Mirándome las noticias en el ordenador, me aparece un banner que dice (traduzco de la lengua de Cervantes a la de Llull): “El seguro de decesos es realmente beneficioso”. Debajo hay una especie de cuadro azul con casillas. Algunas en blanco, otras con números dentro, el menor es el 45, y el mayor, el 75. “Clique en su edad para obtener más información”, te proponen. Es como un bingo del deceso. ¿Tienes 45? Empieza a pensar que no eres inmortal.

El seguro de decesos –“los muertos”, que llamaba mi abuela cuando le cobraban cada mes– es “realmente beneficioso”, pero ¿para quién? Para lo que la vende, para los supervivientes del muerto (no existe el verbo decesar), pero no para él. Contratar un seguro de este tipo es conveniente sólo si –como mi abuela– no quieres molestar ni muerta. Dice que morirse es caro, pero es una de las pocas actividades que no deben importarte nada, porque no la pagarás tú, ni tú eres responsable. Ya no estarás, por primera vez. La organización, esta vez, la delegas. ¿Te importará cómo te vistan y donde te cuelguen? Las críticas ya no serán para ti. Lo único que encuentro interesante, en un caso así, es que las personas que te han amado se rían y lloren a la vez y hablen bien de ti durante la ceremonia. Hay dos sistemas.
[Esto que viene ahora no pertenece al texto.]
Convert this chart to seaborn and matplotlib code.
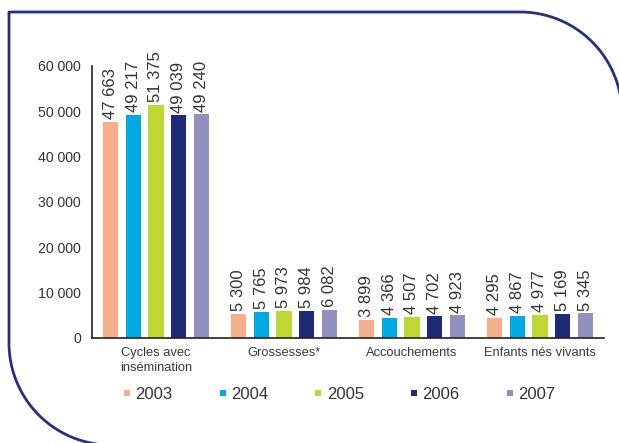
import matplotlib.pyplot as plt
import matplotlib.lines as mlines
import numpy as np
import pandas as pd
import seaborn as sns

# Données
categories = ["Cycles avec\ninsémination", "Grossesses*", "Accouchements", "Enfants nés vivants"]
annees = ["2003", "2004", "2005", "2006", "2007"]
v2003 = [47663, 5300, 3899, 4295]
v2004 = [49217, 5765, 4366, 4867]
v2005 = [51375, 5973, 4507, 4977]
v2006 = [49039, 5984, 4702, 5169]
v2007 = [49240, 6082, 4923, 5345]
yticks = [0, 10000, 20000, 30000, 40000, 50000, 60000]

CORES = ["#F8AE8C", "#00A9E1", "#C0D634", "#1E2A7A", "#9190BF"]
NAVY = "#25307F"
TXT = "#333333"

sns.set_theme(style="white")
plt.rcParams["font.family"] = ["Liberation Sans", "DejaVu Sans"]

df = pd.DataFrame({
    "categorie": categories * 5,
    "annee": [a for a in annees for _ in categories],
    "valeur": v2003 + v2004 + v2005 + v2006 + v2007,
})


def fmt_fr(v):
    return f"{int(v):,}".replace(",", " ")


W, H = 619, 443
fig = plt.figure(figsize=(W / 100, H / 100), dpi=100)

# cadre arrondi (décoratif), en pixels
deco = fig.add_axes([0, 0, 1, 1], zorder=0)
deco.set_xlim(0, W)
deco.set_ylim(H, 0)
deco.axis("off")
R = 102
x0, y0, x1, y1 = 9, 12, 622, 445
t = np.linspace(-np.pi / 2, 0, 60)
top_right = np.column_stack([x1 - R + R * np.cos(t), y0 + R + R * np.sin(t)])
t2 = np.linspace(np.pi / 2, np.pi, 60)
bot_left = np.column_stack([x0 + R + R * np.cos(t2), y1 - R + R * np.sin(t2)])
path = np.vstack([bot_left, [[x0, y0]], top_right])
deco.plot(path[:, 0], path[:, 1], color=NAVY, lw=2, solid_capstyle="butt")

ax = fig.add_axes([92 / W, (H - 337.7) / H, (604 - 92) / W, (337.7 - 65.7) / H], zorder=1)
ax.patch.set_alpha(0)

sns.barplot(
    data=df, x="categorie", y="valeur", hue="annee",
    palette=CORES, width=0.88, gap=0.33, ax=ax, legend=False,
    linewidth=0, saturation=1,
)

for cont in ax.containers:
    ax.bar_label(
        cont, labels=[fmt_fr(b.get_height()) for b in cont],
        rotation=90, padding=2, fontsize=12, color=TXT,
    )

ax.set_ylim(0, 60000)
ax.set_xlim(-0.5, 3.5)
ax.set_yticks(yticks)
ax.set_yticklabels([fmt_fr(v) for v in yticks], fontsize=10.2, color=TXT)
ax.set_xticks(range(len(categories)))
ax.set_xticklabels(categories, fontsize=9.3, color="#3a3a3a", linespacing=1.3)
ax.set_xticks([0.5, 1.5, 2.5, 3.5], minor=True)
ax.tick_params(axis="x", which="major", length=0, pad=7)
ax.tick_params(axis="x", which="minor", direction="in", length=6, width=1, color="#222222")
ax.tick_params(axis="y", direction="out", length=6, width=1, color="#222222", pad=2)
ax.set_xlabel("")
ax.set_ylabel("")
for s in ["top", "right"]:
    ax.spines[s].set_visible(False)
for s in ["left", "bottom"]:
    ax.spines[s].set_color("#222222")
    ax.spines[s].set_linewidth(1.2)

handles = [
    mlines.Line2D([], [], marker="s", linestyle="none", markersize=4.3,
                  markerfacecolor=c, markeredgewidth=0, label=a)
    for a, c in zip(annees, CORES)
]
fig.legend(
    handles=handles, loc="center left", bbox_to_anchor=(121.8 / W, (H - 394.5) / H),
    ncol=5, frameon=False, fontsize=12, handlelength=0.6, handletextpad=0.2,
    columnspacing=2.72, borderpad=0, borderaxespad=0, labelcolor=TXT,
)

fig.savefig("out.png", dpi=100)
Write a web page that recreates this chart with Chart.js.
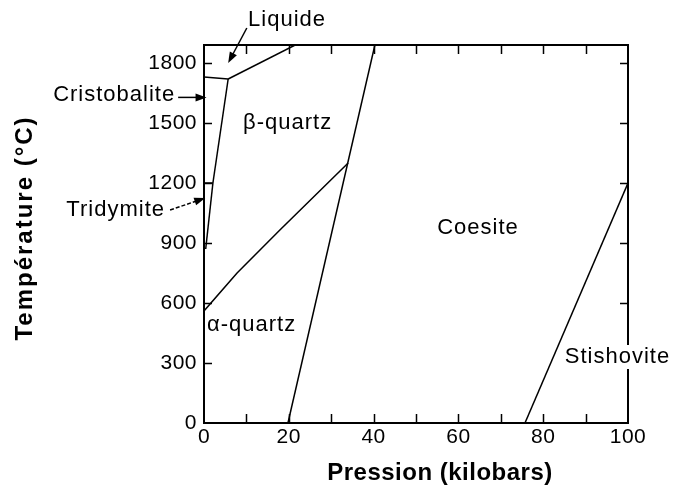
<!DOCTYPE html>
<html>
<head>
<meta charset="utf-8">
<script src="https://cdn.jsdelivr.net/npm/chart.js@4.4.0/dist/chart.umd.min.js"></script>
<style>
  html, body { margin: 0; padding: 0; background: #fff; }
  .chart-container { width: 673px; height: 486px; }
</style>
</head>
<body>
<div class="chart-container"><canvas id="phaseChart"></canvas></div>
<script>
// axes
const xTickLabels = [0, 20, 40, 60, 80, 100];
const xTickMarks = [10, 20, 30, 40, 50, 60, 70, 80, 90];
const yTickLabels = [0, 300, 600, 900, 1200, 1500, 1800];

// phase boundaries: [pression kbar, temperature °C]
const liquidQuartz = [[5.7, 1720], [21.5, 1890]];
const liquidCristobalite = [[0, 1730], [5.7, 1720]];
const cristobaliteQuartz = [[5.7, 1720], [2.1, 1200]];
const tridymiteCristobalite = [[0, 1200], [2.1, 1200]];
const tridymiteQuartz = [[2.1, 1200], [0.4, 870]];
const alphaBeta = [[0, 560], [7.8, 750], [17.9, 965], [34, 1300]];
const quartzCoesite = [[19.8, 0], [40.3, 1890]];
const coesiteStishovite = [[75.7, 0], [100, 1200]];

const boundaries = [
  liquidQuartz, liquidCristobalite, cristobaliteQuartz, tridymiteCristobalite,
  tridymiteQuartz, alphaBeta, quartzCoesite, coesiteStishovite,
];

// phase names placed in data coordinates
const phaseNames = ['β-quartz', 'Coesite', 'α-quartz', 'Stishovite', 'Liquide', 'Cristobalite', 'Tridymite'];
const phaseNameAt = [[9.2, 1500], [55.0, 975], [0.7, 490], [85.1, 330], [10.4, 2015], [-6.8, 1640], [-9.2, 1065]];
const phaseNameAlign = ['left', 'left', 'left', 'left', 'left', 'right', 'right'];

// arrows pointing from label to region: [from, to]
const arrowFrom = [[10.1, 1975], [-6.1, 1628], [-8.0, 1065]];
const arrowTo = [[5.7, 1800], [0.6, 1628], [0.3, 1125]];
const arrowDashed = [false, false, true];

const FONT = '"Liberation Sans", Arial, sans-serif';

function drawArrow(ctx, x1, y1, x2, y2, dashed) {
  const ang = Math.atan2(y2 - y1, x2 - x1);
  const head = 11;
  ctx.save();
  ctx.strokeStyle = '#000';
  ctx.fillStyle = '#000';
  ctx.lineWidth = 1.5;
  if (dashed) ctx.setLineDash([4, 2]);
  ctx.beginPath();
  ctx.moveTo(x1, y1);
  ctx.lineTo(x2 - Math.cos(ang) * head * 0.8, y2 - Math.sin(ang) * head * 0.8);
  ctx.stroke();
  ctx.setLineDash([]);
  ctx.beginPath();
  ctx.moveTo(x2, y2);
  ctx.lineTo(x2 - head * Math.cos(ang) + 4 * Math.sin(ang), y2 - head * Math.sin(ang) - 4 * Math.cos(ang));
  ctx.lineTo(x2 - head * Math.cos(ang) - 4 * Math.sin(ang), y2 - head * Math.sin(ang) + 4 * Math.cos(ang));
  ctx.closePath();
  ctx.fill();
  ctx.restore();
}

const phasePlugin = {
  id: 'phasePlugin',
  beforeDraw(chart) {
    chart.ctx.letterSpacing = '0.5px';
  },
  afterDraw(chart) {
    const ctx = chart.ctx;
    const { left, right, top, bottom } = chart.chartArea;
    const xs = chart.scales.x;
    const ys = chart.scales.y;
    ctx.save();

    // frame
    ctx.strokeStyle = '#000';
    ctx.lineWidth = 2;
    ctx.strokeRect(left, top, right - left, bottom - top);

    // inward ticks on all four sides
    ctx.lineWidth = 1.5;
    ctx.beginPath();
    xTickMarks.forEach((v) => {
      const px = Math.round(xs.getPixelForValue(v)) + 0.5;
      ctx.moveTo(px, bottom); ctx.lineTo(px, bottom - 9);
      ctx.moveTo(px, top); ctx.lineTo(px, top + 9);
    });
    yTickLabels.slice(1).forEach((v) => {
      const py = Math.round(ys.getPixelForValue(v)) + 0.5;
      ctx.moveTo(left, py); ctx.lineTo(left + 8, py);
      ctx.moveTo(right, py); ctx.lineTo(right - 8, py);
    });
    ctx.stroke();

    // phase names
    ctx.font = '22px ' + FONT;
    ctx.letterSpacing = '1px';
    ctx.textBaseline = 'middle';
    phaseNames.forEach((name, i) => {
      const px = xs.getPixelForValue(phaseNameAt[i][0]);
      const py = ys.getPixelForValue(phaseNameAt[i][1]);
      ctx.textAlign = phaseNameAlign[i];
      if (name === 'Stishovite') {
        const w = ctx.measureText(name).width;
        ctx.fillStyle = '#fff';
        ctx.fillRect(px - 2, py - 12, w + 4, 24);
      }
      ctx.fillStyle = '#000';
      ctx.fillText(name, px, py);
    });

    // arrows
    arrowFrom.forEach((from, i) => {
      drawArrow(ctx,
        xs.getPixelForValue(from[0]), ys.getPixelForValue(from[1]),
        xs.getPixelForValue(arrowTo[i][0]), ys.getPixelForValue(arrowTo[i][1]),
        arrowDashed[i]);
    });

    // axis titles
    ctx.font = 'bold 24px ' + FONT;
    ctx.textAlign = 'center';
    ctx.letterSpacing = '0.5px';
    ctx.fillText('Pression (kilobars)', 440, 473);
    ctx.translate(25, 228);
    ctx.rotate(-Math.PI / 2);
    ctx.letterSpacing = '2px';
    ctx.fillText('Température (°C)', 0, 0);
    ctx.restore();
  },
};

new Chart(document.getElementById('phaseChart'), {
  type: 'scatter',
  data: {
    datasets: boundaries.map((pts) => ({
      data: pts.map(([x, y]) => ({ x, y })),
      showLine: true,
      borderColor: '#000',
      borderWidth: 1.5,
      pointRadius: 0,
      tension: 0,
    })),
  },
  options: {
    responsive: true,
    maintainAspectRatio: false,
    animation: false,
    layout: { padding: { top: 45, right: 45, left: 0, bottom: 0 } },
    plugins: { legend: { display: false }, tooltip: { enabled: false } },
    scales: {
      x: {
        type: 'linear',
        min: 0,
        max: 100,
        afterBuildTicks: (axis) => { axis.ticks = xTickLabels.map((v) => ({ value: v })); },
        afterFit: (axis) => { axis.height = 63; },
        grid: { display: false, drawTicks: false },
        border: { display: false },
        ticks: {
          color: '#000', padding: 2, maxRotation: 0, autoSkip: false,
          font: { family: FONT, size: 21 },
          callback: (v) => String(v),
        },
      },
      y: {
        type: 'linear',
        min: 0,
        max: 1890,
        afterBuildTicks: (axis) => { axis.ticks = yTickLabels.map((v) => ({ value: v })); },
        afterFit: (axis) => { axis.width = 204; },
        grid: { display: false, drawTicks: false },
        border: { display: false },
        ticks: {
          color: '#000', padding: 7, autoSkip: false,
          font: { family: FONT, size: 21 },
          callback: (v) => String(v),
        },
      },
    },
  },
  plugins: [phasePlugin],
});
</script>
</body>
</html>
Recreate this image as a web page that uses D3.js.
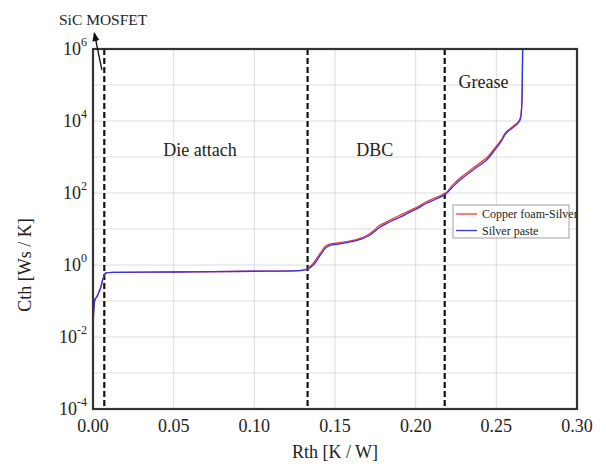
<!DOCTYPE html>
<html>
<head>
<meta charset="utf-8">
<script src="https://cdn.jsdelivr.net/npm/d3@7"></script>
<style>
  body { margin: 0; background: #fff; }
  text { font-family: "Liberation Serif", "Times New Roman", serif; fill: #222; }
</style>
</head>
<body>
<div id="chart"></div>
<script>
var width = 606, height = 466;
var margin = {left: 93, right: 29, top: 49, bottom: 57};

// data
var xTicks = [0, 0.05, 0.10, 0.15, 0.20, 0.25, 0.30];
var yLabelExp = [-4, -2, 0, 2, 4, 6];
var yGridExp = [-4, -3, -2, -1, 0, 1, 2, 3, 4, 5, 6];
var boundaries = [0.007, 0.133, 0.218];
var regions = ["Die attach", "DBC", "Grease"];
var regionPos = [[0.0663, 3.19], [0.1747, 3.19], [0.242, 5.08]];
var seriesNames = ["Copper foam-Silver", "Silver paste"];
var seriesColors = ["#ee3b3b", "#3434ee"];

var rth = [0, 0, 0.0002, 0.0006, 0.0012, 0.0023, 0.0035, 0.0048, 0.0058, 0.0068, 0.0078, 0.012,
    0.05, 0.10, 0.128, 0.1325, 0.136, 0.139, 0.142, 0.1448, 0.148, 0.155, 0.162, 0.167, 0.171,
    0.1745, 0.1775, 0.181, 0.186, 0.191, 0.196, 0.2015, 0.2067, 0.212, 0.2177, 0.2225, 0.2275,
    0.236, 0.244, 0.249, 0.253, 0.2563, 0.260, 0.2635, 0.2652, 0.2658, 0.2661, 0.2663];
var cthCopper = [1e-4, 0.009, 0.03, 0.07, 0.11, 0.13, 0.17, 0.24, 0.36, 0.5, 0.6, 0.62,
    0.64, 0.67, 0.7, 0.78, 1.05, 1.6, 2.5, 3.5, 3.9, 4.3, 4.9, 5.8, 7.2,
    9.5, 12.5, 15, 19.5, 25, 32, 42, 57, 73, 95, 160, 260,
    510, 950, 1750, 3000, 5100, 6900, 9300, 14000, 32000, 160000, 1e6];
var cthSilver = [1e-4, 0.009, 0.03, 0.07, 0.11, 0.13, 0.17, 0.24, 0.36, 0.5, 0.6, 0.62,
    0.64, 0.67, 0.7, 0.76, 0.95, 1.4, 2.2, 3.1, 3.6, 4.0, 4.6, 5.4, 6.5,
    8.5, 11, 13.5, 17.5, 22, 29, 38, 52, 66, 87, 140, 230,
    450, 830, 1550, 2700, 4700, 6400, 8700, 13000, 30000, 150000, 1e6];

var svg = d3.select("#chart").append("svg")
    .attr("width", width)
    .attr("height", height);

var x = d3.scaleLinear().domain([0, 0.30]).range([margin.left, width - margin.right]);
var y = d3.scaleLog().domain([1e-4, 1e6]).range([height - margin.bottom, margin.top]);

svg.append("defs").append("clipPath").attr("id", "plot")
    .append("rect")
    .attr("x", margin.left).attr("y", margin.top)
    .attr("width", x(0.30) - x(0)).attr("height", y(1e-4) - y(1e6));

svg.append("defs").append("marker")
    .attr("id", "arrow")
    .attr("viewBox", "0 -5 10 10")
    .attr("refX", 9).attr("refY", 0)
    .attr("markerWidth", 7).attr("markerHeight", 7)
    .attr("orient", "auto")
    .append("path")
    .attr("d", "M0,-4L10,0L0,4")
    .attr("fill", "#111");

// grid
svg.append("g").selectAll("line").data(xTicks.slice(1, -1)).enter().append("line")
    .attr("x1", function (d) { return x(d); })
    .attr("x2", function (d) { return x(d); })
    .attr("y1", y(1e6)).attr("y2", y(1e-4))
    .attr("stroke", "#dcdcdc");
svg.append("g").selectAll("line").data(yGridExp.slice(1, -1)).enter().append("line")
    .attr("x1", x(0)).attr("x2", x(0.30))
    .attr("y1", function (d) { return y(Math.pow(10, d)); })
    .attr("y2", function (d) { return y(Math.pow(10, d)); })
    .attr("stroke", "#dcdcdc");

// dashed boundaries
svg.append("g").selectAll("line").data(boundaries).enter().append("line")
    .attr("x1", function (d) { return x(d); })
    .attr("x2", function (d) { return x(d); })
    .attr("y1", y(1e6)).attr("y2", y(1e-4))
    .attr("stroke", "#111")
    .attr("stroke-width", 2.2)
    .attr("stroke-dasharray", "6,3");

// curves
var line = d3.line()
    .x(function (d) { return x(d[0]); })
    .y(function (d) { return y(d[1]); })
    .curve(d3.curveMonotoneY);

var series = [cthCopper, cthSilver];
var curves = svg.append("g").attr("clip-path", "url(#plot)");
series.forEach(function (s, i) {
    curves.append("path")
        .datum(rth.map(function (r, j) { return [r, s[j]]; }))
        .attr("d", line)
        .attr("fill", "none")
        .attr("stroke", seriesColors[i])
        .attr("stroke-width", 1.3);
});

// frame
svg.append("rect")
    .attr("x", x(0)).attr("y", y(1e6))
    .attr("width", x(0.30) - x(0)).attr("height", y(1e-4) - y(1e6))
    .attr("fill", "none")
    .attr("stroke", "#333")
    .attr("stroke-width", 2.2);

// x tick labels
svg.append("g").selectAll("text").data(xTicks).enter().append("text")
    .attr("x", function (d) { return x(d); })
    .attr("y", y(1e-4) + 23)
    .attr("text-anchor", "middle")
    .style("font-size", "18px")
    .text(function (d) { return d3.format(".2f")(d); });

// y tick labels 10^n
var yl = svg.append("g").selectAll("text").data(yLabelExp).enter().append("text")
    .attr("x", margin.left - 6)
    .attr("y", function (d) { return y(Math.pow(10, d)) + 6; })
    .attr("text-anchor", "end")
    .style("font-size", "18px");
yl.append("tspan").text("10");
yl.append("tspan")
    .attr("dy", -9)
    .style("font-size", "12px")
    .text(function (d) { return d; });

// axis titles
svg.append("text")
    .attr("x", (x(0) + x(0.30)) / 2)
    .attr("y", height - 8)
    .attr("text-anchor", "middle")
    .style("font-size", "18px")
    .text("Rth [K / W]");
svg.append("text")
    .attr("transform", "translate(31," + (y(1)) + ") rotate(-90)")
    .attr("text-anchor", "middle")
    .style("font-size", "18px")
    .text("Cth [Ws / K]");

// region labels
svg.append("g").selectAll("text").data(regions).enter().append("text")
    .attr("x", function (d, i) { return x(regionPos[i][0]); })
    .attr("y", function (d, i) { return y(Math.pow(10, regionPos[i][1])) + 6; })
    .attr("text-anchor", "middle")
    .style("font-size", "18px")
    .text(function (d) { return d; });

// SiC MOSFET annotation
svg.append("line")
    .attr("x1", x(0.0055)).attr("y1", 70)
    .attr("x2", x(0.0008)).attr("y2", 33)
    .attr("stroke", "#111")
    .attr("stroke-width", 1.3)
    .attr("marker-end", "url(#arrow)");
svg.append("text")
    .attr("x", 59).attr("y", 25)
    .style("font-size", "15.5px")
    .text("SiC MOSFET");

// legend
var lg = svg.append("g").attr("transform", "translate(453,205)");
lg.append("rect")
    .attr("width", 116).attr("height", 33)
    .attr("fill", "#fff")
    .attr("stroke", "#a0a0a0");
seriesNames.forEach(function (name, i) {
    lg.append("line")
        .attr("x1", 3).attr("x2", 24)
        .attr("y1", 9 + i * 16.5).attr("y2", 9 + i * 16.5)
        .attr("stroke", seriesColors[i])
        .attr("stroke-width", 1.3);
    lg.append("text")
        .attr("x", 29).attr("y", 13 + i * 16.5)
        .style("font-size", "12px")
        .text(name);
});
</script>
</body>
</html>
Uno, contratar plañideras (lo veo extraordinario). El otro, y muy efectivo, es ahorrar, pero para un catering en el que no falte de nada. La mejor comida y el mejor vino. Ésta es la garantía, la única, de una ceremonia emocionante y con lágrimas. Y habiendo esto (que tendrás que dejar pagado, claro), la caja puede ser de porexpán.